What’s left to do for an Internet video streaming service looking to stand apart from its ravenous competitors? Netflix and, increasingly, Amazon have the market cornered on high-profile original series. Rogers’ and Shaw’s Shomi has the whole anti-robot-uprising thing going with its human-curated content collections. And all those network-specific services fill in the gaps with their own specific content niches.

So for Canadian company Bell Media’s streaming service CraveTV, the latest addition to this streaming media mix, the approach to being noteworthy was not about what could be added, but about what could be taken away.

“When you look at our platform, it’s almost what’s not there,” said Jon Taylor, VP of digital products and strategy for Bell Media. “That’s a differentiator against some of our competitors.

What begins with a bare-bones price point ($4 per month) and a highly-focused content offering (“we made a clear strategic decision from the get-go that this was about TV,” said Taylor, “not kids and not movies”) extends into Crave’s look, feel and flow on desktop and mobile devices. The first major missing feature one might observe is a recommendation engine – those rows of related offerings that line up underneath whatever you’re about to watch. For Crave, those recommended videos are needless clutter, and unnecessary for a service fixated primarily on television. Netflix, the original king of recommendations, developed its system based on its original role as a purveyor of films, which are concise, self-contained entities that lend themselves to being lumped together based on other films a viewer has enjoyed. But those variables of preference, said Taylor, aren’t “necessarily true in TV series,” which are generally longer, more complicated entities. In TV, the style of the storytelling is almost more important than what’s being told. For example, The Wire and NCIS: LA could both be classified as crime shows, but recommending one to a viewer because they liked the other makes zero sense – other than the vaguest of subject categories, the two shows share absolutely nothing in common. (Not that Netflix carries either one of those shows in its streaming inventory, but if it did, it’s not hard to envision a scenario in which one pops up below the other as a recommended video.)

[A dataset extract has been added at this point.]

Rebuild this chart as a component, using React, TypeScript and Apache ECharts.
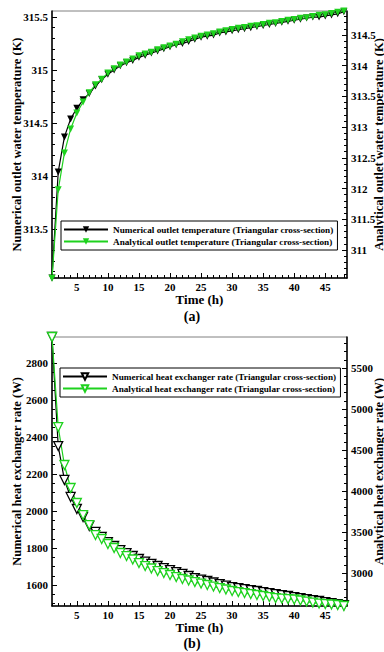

“You need to get [recommendations] right and no one, in my opinion, does a good job at it,” said Taylor. “It’s almost like a feature we talk about for press releases but I don’t think it drives user consumption.” Ultimately, he continued, “people know what they want to watch” and the surest guide for determining that comes from word of mouth. To that end, the Crave app simply shows users what’s trending and what’s popular, and lets them take it from there.

The reality of TV, said Taylor, is “you’re sampling that first or second episode and then you get hooked or you don’t.” Crave leaves it up to you to get hooked; once you are, it makes it as easy as possible to get reeled in, with tools like “My Cravings,” which automatically populates with shows you watch for longer than three minutes. Additionally, a single click at the end of an episode brings on the next one.

A similar principle applied to Crave’s decision to leave third-party ratings systems out of its app. TV shows are enjoyed by increasingly niche audiences, and even the highest cumulative ratings from critics, explained Taylor, don’t guarantee a show will be enjoyed by the masses.

“Even for a critically acclaimed show like The Sopranos, it’s not for everyone,” he said.

Freed from the clutter of ratings and recommendations, Crave’s user interface is sleek and spare, with a velvety black background that implies the presence of premium content. Committed to an aesthetic that mirrors quality, the app’s poster art for shows pops against the backdrop. Whenever possible, posters correspond to specific seasons, rather than offering general artwork encompassing all of a show’s seasons.

“These are little tweaks but I highlight them because the design is intended to feel like you’re entering a premium space,” said Taylor.

In the end, he continued, bells and whistles are secondary to the core tenets that provide easy access to great content: “Search needs to work flawlessly and needs to be predictive, collections need to be simple to change out, we need to display what’s new and what’s trending, and other than that we believe social media and your family and friends are going to tell you to watch,” he said. “It’s the good stuff.”